Super smog shuts down northern city in China
HARBIN, China — Visibility shrank to less than half a football field and small-particle pollution soared to a record 40 times higher than an international safety standard in one northern Chinese city as the region entered its high-smog season.
Winter typically brings the worst air pollution to northern China because of a combination of weather conditions and an increase in the burning of coal for homes and municipal heating systems, which usually starts on a specific date. For the large northern city of Harbin, the city’s heating systems kicked in Sunday, and visibility in the city Monday was less than 50 yards, according to state media.
“I couldn’t see anything outside the window of my apartment, and I thought it was snowing,” Wu Kai, 33, said in a telephone interview from Harbin. “Then I realized it wasn’t snow. I have not seen the sun for a long time.”
She said her husband went to work in a mask, that he could barely see a few yards ahead of him and that his usual bus had stopped running.
“It’s scary, too dangerous.
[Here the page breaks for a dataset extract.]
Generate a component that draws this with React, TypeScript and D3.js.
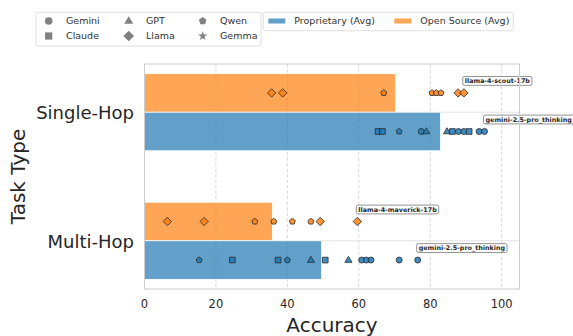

How could people drive or walk on such a day?”
The density of fine particulate matter, or PM2.5, used as an indicator of air quality was well above 600 micrograms per cubic meter for several monitoring stations in Harbin, according to figures posted on the website of China’s environmental protection agency.
That included several readings of exactly 1,000, the first known readings of 1,000 since China began releasing figures on PM2.5 in January 2012. A safe level under World Health Organization guidelines is 25 micrograms per cubic meter.